*Provided data*
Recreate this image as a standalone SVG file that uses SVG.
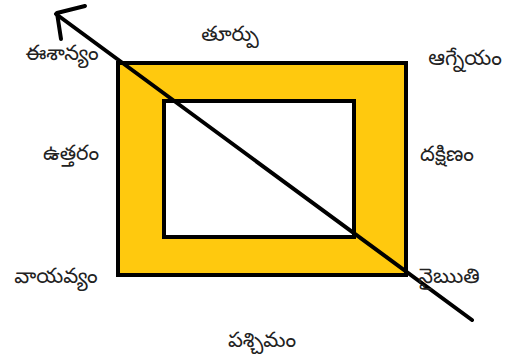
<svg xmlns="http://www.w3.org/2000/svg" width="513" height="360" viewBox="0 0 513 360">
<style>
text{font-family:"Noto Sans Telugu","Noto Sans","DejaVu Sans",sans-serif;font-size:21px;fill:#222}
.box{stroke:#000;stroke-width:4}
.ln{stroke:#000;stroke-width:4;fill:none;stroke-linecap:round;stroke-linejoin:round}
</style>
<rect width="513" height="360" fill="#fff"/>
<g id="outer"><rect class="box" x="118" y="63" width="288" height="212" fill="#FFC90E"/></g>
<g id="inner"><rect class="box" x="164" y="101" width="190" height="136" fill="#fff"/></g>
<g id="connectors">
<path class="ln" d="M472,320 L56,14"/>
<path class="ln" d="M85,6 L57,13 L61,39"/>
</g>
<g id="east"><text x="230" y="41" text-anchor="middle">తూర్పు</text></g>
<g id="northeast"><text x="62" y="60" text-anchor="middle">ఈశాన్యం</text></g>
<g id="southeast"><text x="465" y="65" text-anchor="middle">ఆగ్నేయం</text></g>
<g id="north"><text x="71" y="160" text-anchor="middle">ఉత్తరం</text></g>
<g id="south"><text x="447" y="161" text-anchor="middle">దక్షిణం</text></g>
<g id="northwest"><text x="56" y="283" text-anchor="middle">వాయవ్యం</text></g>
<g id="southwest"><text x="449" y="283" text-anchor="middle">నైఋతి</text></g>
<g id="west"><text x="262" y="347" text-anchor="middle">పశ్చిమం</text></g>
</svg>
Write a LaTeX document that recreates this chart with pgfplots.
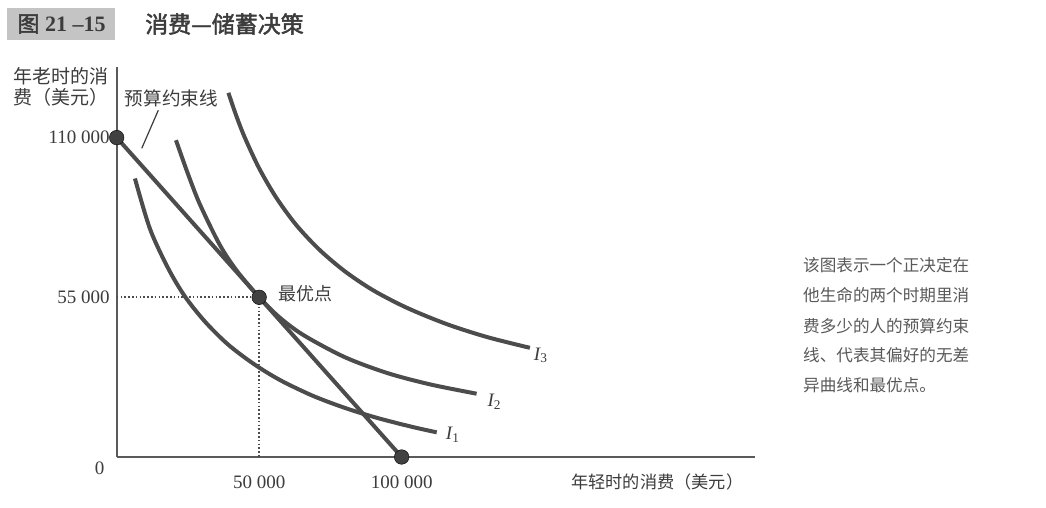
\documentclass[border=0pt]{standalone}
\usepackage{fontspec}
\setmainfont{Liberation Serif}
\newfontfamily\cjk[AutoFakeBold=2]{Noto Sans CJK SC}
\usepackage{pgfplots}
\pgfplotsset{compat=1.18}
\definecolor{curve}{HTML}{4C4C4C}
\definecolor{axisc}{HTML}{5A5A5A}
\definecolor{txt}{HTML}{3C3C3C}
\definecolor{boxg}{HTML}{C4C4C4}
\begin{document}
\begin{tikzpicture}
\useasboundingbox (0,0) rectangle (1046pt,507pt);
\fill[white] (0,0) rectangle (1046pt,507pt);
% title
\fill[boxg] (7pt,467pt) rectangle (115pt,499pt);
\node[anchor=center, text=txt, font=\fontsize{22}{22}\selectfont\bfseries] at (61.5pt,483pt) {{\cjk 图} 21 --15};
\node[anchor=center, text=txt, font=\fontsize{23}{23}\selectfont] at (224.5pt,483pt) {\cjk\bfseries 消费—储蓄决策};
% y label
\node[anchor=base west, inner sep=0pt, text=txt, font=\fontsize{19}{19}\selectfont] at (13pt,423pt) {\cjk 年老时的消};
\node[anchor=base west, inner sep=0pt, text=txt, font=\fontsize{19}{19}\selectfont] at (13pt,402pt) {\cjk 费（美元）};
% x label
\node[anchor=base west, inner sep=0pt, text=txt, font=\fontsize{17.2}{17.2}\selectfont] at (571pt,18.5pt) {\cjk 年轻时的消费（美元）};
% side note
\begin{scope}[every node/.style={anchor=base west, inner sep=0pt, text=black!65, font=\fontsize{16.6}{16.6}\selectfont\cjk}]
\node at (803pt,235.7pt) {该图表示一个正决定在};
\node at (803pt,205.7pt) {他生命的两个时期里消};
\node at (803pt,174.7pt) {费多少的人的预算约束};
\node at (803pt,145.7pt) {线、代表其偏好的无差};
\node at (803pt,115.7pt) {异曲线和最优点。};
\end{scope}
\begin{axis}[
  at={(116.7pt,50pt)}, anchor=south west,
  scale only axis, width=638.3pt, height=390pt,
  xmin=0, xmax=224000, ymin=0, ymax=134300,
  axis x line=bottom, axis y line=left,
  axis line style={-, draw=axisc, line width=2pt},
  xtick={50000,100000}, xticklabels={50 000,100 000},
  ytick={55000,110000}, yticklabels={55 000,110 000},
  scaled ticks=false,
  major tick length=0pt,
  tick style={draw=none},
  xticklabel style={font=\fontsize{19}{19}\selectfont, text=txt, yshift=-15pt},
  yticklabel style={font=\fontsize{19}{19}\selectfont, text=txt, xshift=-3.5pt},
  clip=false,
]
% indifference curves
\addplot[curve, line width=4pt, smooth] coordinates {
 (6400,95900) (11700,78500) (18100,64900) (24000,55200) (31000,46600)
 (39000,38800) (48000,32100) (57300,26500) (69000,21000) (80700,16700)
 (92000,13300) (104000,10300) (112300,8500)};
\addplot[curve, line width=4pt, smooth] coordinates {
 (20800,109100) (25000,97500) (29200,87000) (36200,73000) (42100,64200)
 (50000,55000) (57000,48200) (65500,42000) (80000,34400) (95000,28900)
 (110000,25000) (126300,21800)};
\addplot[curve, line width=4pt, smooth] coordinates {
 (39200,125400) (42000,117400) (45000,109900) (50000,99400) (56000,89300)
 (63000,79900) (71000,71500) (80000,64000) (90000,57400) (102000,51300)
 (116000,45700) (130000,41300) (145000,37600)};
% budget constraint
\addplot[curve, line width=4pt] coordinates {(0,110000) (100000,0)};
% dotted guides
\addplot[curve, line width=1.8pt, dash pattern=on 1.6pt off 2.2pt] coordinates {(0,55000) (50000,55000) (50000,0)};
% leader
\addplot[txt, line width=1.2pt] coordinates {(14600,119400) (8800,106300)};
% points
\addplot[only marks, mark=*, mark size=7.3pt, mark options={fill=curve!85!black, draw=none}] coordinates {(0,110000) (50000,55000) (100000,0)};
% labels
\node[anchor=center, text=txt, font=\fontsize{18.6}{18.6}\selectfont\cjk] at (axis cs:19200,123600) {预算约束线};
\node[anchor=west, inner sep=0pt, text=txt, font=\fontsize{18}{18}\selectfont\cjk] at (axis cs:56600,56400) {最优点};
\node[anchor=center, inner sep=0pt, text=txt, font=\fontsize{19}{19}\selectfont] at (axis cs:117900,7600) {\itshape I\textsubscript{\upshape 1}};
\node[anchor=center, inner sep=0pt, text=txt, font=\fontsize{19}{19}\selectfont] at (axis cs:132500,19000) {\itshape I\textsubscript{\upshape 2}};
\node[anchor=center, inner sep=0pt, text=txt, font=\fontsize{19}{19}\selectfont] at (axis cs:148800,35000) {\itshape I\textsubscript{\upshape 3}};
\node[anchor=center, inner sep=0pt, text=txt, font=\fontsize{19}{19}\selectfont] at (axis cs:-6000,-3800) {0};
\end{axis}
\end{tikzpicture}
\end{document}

*What you will do*
Omit each picture, then return all of the listing exactly as it stands.

*Reply to the task*
Recreate this image as a standalone SVG file that uses SVG.
<svg xmlns="http://www.w3.org/2000/svg" width="513" height="360" viewBox="0 0 513 360">
<style>
text{font-family:"Noto Sans Telugu","Noto Sans","DejaVu Sans",sans-serif;font-size:21px;fill:#222}
.box{stroke:#000;stroke-width:4}
.ln{stroke:#000;stroke-width:4;fill:none;stroke-linecap:round;stroke-linejoin:round}
</style>
<rect width="513" height="360" fill="#fff"/>
<g id="outer"><rect class="box" x="118" y="63" width="288" height="212" fill="#FFC90E"/></g>
<g id="inner"><rect class="box" x="164" y="101" width="190" height="136" fill="#fff"/></g>
<g id="connectors">
<path class="ln" d="M472,320 L56,14"/>
<path class="ln" d="M85,6 L57,13 L61,39"/>
</g>
<g id="east"><text x="230" y="41" text-anchor="middle">తూర్పు</text></g>
<g id="northeast"><text x="62" y="60" text-anchor="middle">ఈశాన్యం</text></g>
<g id="southeast"><text x="465" y="65" text-anchor="middle">ఆగ్నేయం</text></g>
<g id="north"><text x="71" y="160" text-anchor="middle">ఉత్తరం</text></g>
<g id="south"><text x="447" y="161" text-anchor="middle">దక్షిణం</text></g>
<g id="northwest"><text x="56" y="283" text-anchor="middle">వాయవ్యం</text></g>
<g id="southwest"><text x="449" y="283" text-anchor="middle">నైఋతి</text></g>
<g id="west"><text x="262" y="347" text-anchor="middle">పశ్చిమం</text></g>
</svg>
Write a LaTeX document that recreates this chart with pgfplots.
\documentclass[border=0pt]{standalone}
\usepackage{fontspec}
\setmainfont{Liberation Serif}
\newfontfamily\cjk[AutoFakeBold=2]{Noto Sans CJK SC}
\usepackage{pgfplots}
\pgfplotsset{compat=1.18}
\definecolor{curve}{HTML}{4C4C4C}
\definecolor{axisc}{HTML}{5A5A5A}
\definecolor{txt}{HTML}{3C3C3C}
\definecolor{boxg}{HTML}{C4C4C4}
\begin{document}
\begin{tikzpicture}
\useasboundingbox (0,0) rectangle (1046pt,507pt);
\fill[white] (0,0) rectangle (1046pt,507pt);
% title
\fill[boxg] (7pt,467pt) rectangle (115pt,499pt);
\node[anchor=center, text=txt, font=\fontsize{22}{22}\selectfont\bfseries] at (61.5pt,483pt) {{\cjk 图} 21 --15};
\node[anchor=center, text=txt, font=\fontsize{23}{23}\selectfont] at (224.5pt,483pt) {\cjk\bfseries 消费—储蓄决策};
% y label
\node[anchor=base west, inner sep=0pt, text=txt, font=\fontsize{19}{19}\selectfont] at (13pt,423pt) {\cjk 年老时的消};
\node[anchor=base west, inner sep=0pt, text=txt, font=\fontsize{19}{19}\selectfont] at (13pt,402pt) {\cjk 费（美元）};
% x label
\node[anchor=base west, inner sep=0pt, text=txt, font=\fontsize{17.2}{17.2}\selectfont] at (571pt,18.5pt) {\cjk 年轻时的消费（美元）};
% side note
\begin{scope}[every node/.style={anchor=base west, inner sep=0pt, text=black!65, font=\fontsize{16.6}{16.6}\selectfont\cjk}]
\node at (803pt,235.7pt) {该图表示一个正决定在};
\node at (803pt,205.7pt) {他生命的两个时期里消};
\node at (803pt,174.7pt) {费多少的人的预算约束};
\node at (803pt,145.7pt) {线、代表其偏好的无差};
\node at (803pt,115.7pt) {异曲线和最优点。};
\end{scope}
\begin{axis}[
  at={(116.7pt,50pt)}, anchor=south west,
  scale only axis, width=638.3pt, height=390pt,
  xmin=0, xmax=224000, ymin=0, ymax=134300,
  axis x line=bottom, axis y line=left,
  axis line style={-, draw=axisc, line width=2pt},
  xtick={50000,100000}, xticklabels={50 000,100 000},
  ytick={55000,110000}, yticklabels={55 000,110 000},
  scaled ticks=false,
  major tick length=0pt,
  tick style={draw=none},
  xticklabel style={font=\fontsize{19}{19}\selectfont, text=txt, yshift=-15pt},
  yticklabel style={font=\fontsize{19}{19}\selectfont, text=txt, xshift=-3.5pt},
  clip=false,
]
% indifference curves
\addplot[curve, line width=4pt, smooth] coordinates {
 (6400,95900) (11700,78500) (18100,64900) (24000,55200) (31000,46600)
 (39000,38800) (48000,32100) (57300,26500) (69000,21000) (80700,16700)
 (92000,13300) (104000,10300) (112300,8500)};
\addplot[curve, line width=4pt, smooth] coordinates {
 (20800,109100) (25000,97500) (29200,87000) (36200,73000) (42100,64200)
 (50000,55000) (57000,48200) (65500,42000) (80000,34400) (95000,28900)
 (110000,25000) (126300,21800)};
\addplot[curve, line width=4pt, smooth] coordinates {
 (39200,125400) (42000,117400) (45000,109900) (50000,99400) (56000,89300)
 (63000,79900) (71000,71500) (80000,64000) (90000,57400) (102000,51300)
 (116000,45700) (130000,41300) (145000,37600)};
% budget constraint
\addplot[curve, line width=4pt] coordinates {(0,110000) (100000,0)};
% dotted guides
\addplot[curve, line width=1.8pt, dash pattern=on 1.6pt off 2.2pt] coordinates {(0,55000) (50000,55000) (50000,0)};
% leader
\addplot[txt, line width=1.2pt] coordinates {(14600,119400) (8800,106300)};
% points
\addplot[only marks, mark=*, mark size=7.3pt, mark options={fill=curve!85!black, draw=none}] coordinates {(0,110000) (50000,55000) (100000,0)};
% labels
\node[anchor=center, text=txt, font=\fontsize{18.6}{18.6}\selectfont\cjk] at (axis cs:19200,123600) {预算约束线};
\node[anchor=west, inner sep=0pt, text=txt, font=\fontsize{18}{18}\selectfont\cjk] at (axis cs:56600,56400) {最优点};
\node[anchor=center, inner sep=0pt, text=txt, font=\fontsize{19}{19}\selectfont] at (axis cs:117900,7600) {\itshape I\textsubscript{\upshape 1}};
\node[anchor=center, inner sep=0pt, text=txt, font=\fontsize{19}{19}\selectfont] at (axis cs:132500,19000) {\itshape I\textsubscript{\upshape 2}};
\node[anchor=center, inner sep=0pt, text=txt, font=\fontsize{19}{19}\selectfont] at (axis cs:148800,35000) {\itshape I\textsubscript{\upshape 3}};
\node[anchor=center, inner sep=0pt, text=txt, font=\fontsize{19}{19}\selectfont] at (axis cs:-6000,-3800) {0};
\end{axis}
\end{tikzpicture}
\end{document}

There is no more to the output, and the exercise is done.